In the mid-1990s, the United States Air Force issued two reports that, they said, accounted for the debris found and reported on in 1947, and that also accounted for the later reports of alien recoveries. The reports identified the debris as coming from a top secret government experiment called Project Mogul, which tested the feasibility of detecting Soviet nuclear tests and ballistic missiles with equipment on high-altitude balloons. Accounts of aliens were explained as resulting from misidentified military experiments that used anthropomorphic dummies, accidents involving injured or killed military personnel, and hoaxes perpetrated by various witnesses and UFO proponents.
The Air Force report formed a basis for a skeptical response to the claims many authors were making about the recovery of aliens, though skeptical researchers such as Philip J. Klass and Robert Todd had already been publishing articles for several years raising doubts about alien accounts before the Air Force issued its conclusions.
While books published into the 1990s suggested there was much more to the Roswell incident than the mere recovery of a weather balloon, skeptics, and even some social anthropologists instead saw the increasingly elaborate accounts as evidence of a myth being constructed. After the release of the Air Force reports in the mid-1990s, several books, such as Kal K. Korff's The Roswell UFO Crash: What They Don't Want You To Know, published in 1997, built on the evidence presented in the reports to conclude "there is no credible evidence that the remains of an extraterrestrial spacecraft was involved."
Critics identified several reasons for their contention that the Roswell incident had nothing to do with aliens.

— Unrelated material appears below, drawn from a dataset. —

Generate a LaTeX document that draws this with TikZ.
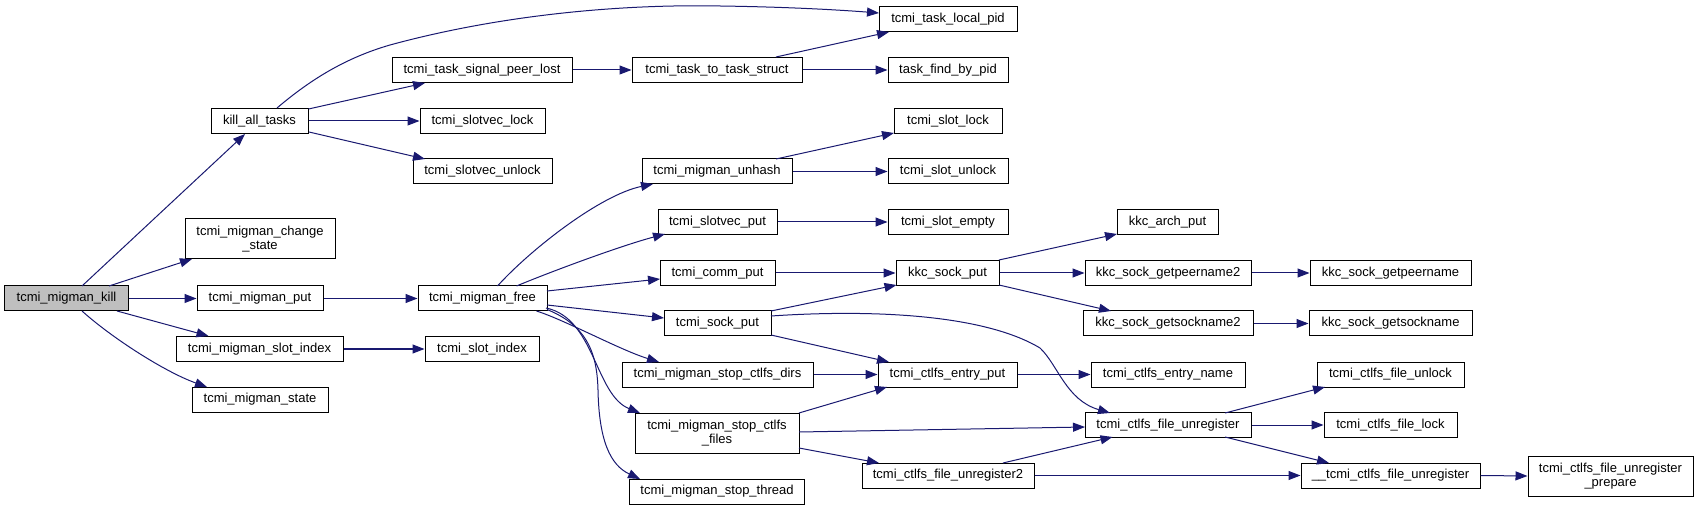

One of the immediate outcomes of the Air Force reports on the Roswell UFO incident was the decision by some prominent UFO researchers to view the Roswell incident as not involving any alien craft.
While the initial Air Force report was a chief reason for this, another was the release of secret documents from 1948 that showed that top Air Force officials did not know what the UFO objects being reported in the media were and their suspicion they might be Soviet spy vehicles.
In January 1997, Karl T. Pflock, one of the more prominent pro-UFO researchers, said "Based on my research and that of others, I'm as certain as it's possible to be without absolute proof that no flying saucer or saucers crashed in the general vicinity of Roswell or on the Plains of San Agustin in 1947. The debris found by Mac Brazel...was the remains of something very earthly, all but certainly something from the Top Secret Project Mogul....The formerly highly classified record of correspondence and discussions among top Air Force officials who were responsible for cracking the flying saucer mystery from the mid-1940s through the early 1950s makes it crystal clear that they didn't have any crashed saucer wreckage or bodies of saucer crews, but they were desperate to have such evidence ..."
Kent Jeffrey, who organized petitions to ask President Bill Clinton to issue an Executive Order to declassify any government information on the Roswell incident, similarly concluded that no such aliens were likely involved.
William L. Moore, one of the earliest proponents of the Roswell incident, said this in 1997: "After deep and careful consideration of recent developments concerning Roswell...I am no longer of the opinion that the extraterrestrial explanation is the best explanation for this event." Moore was co-author of the first book on Roswell, The Roswell Incident.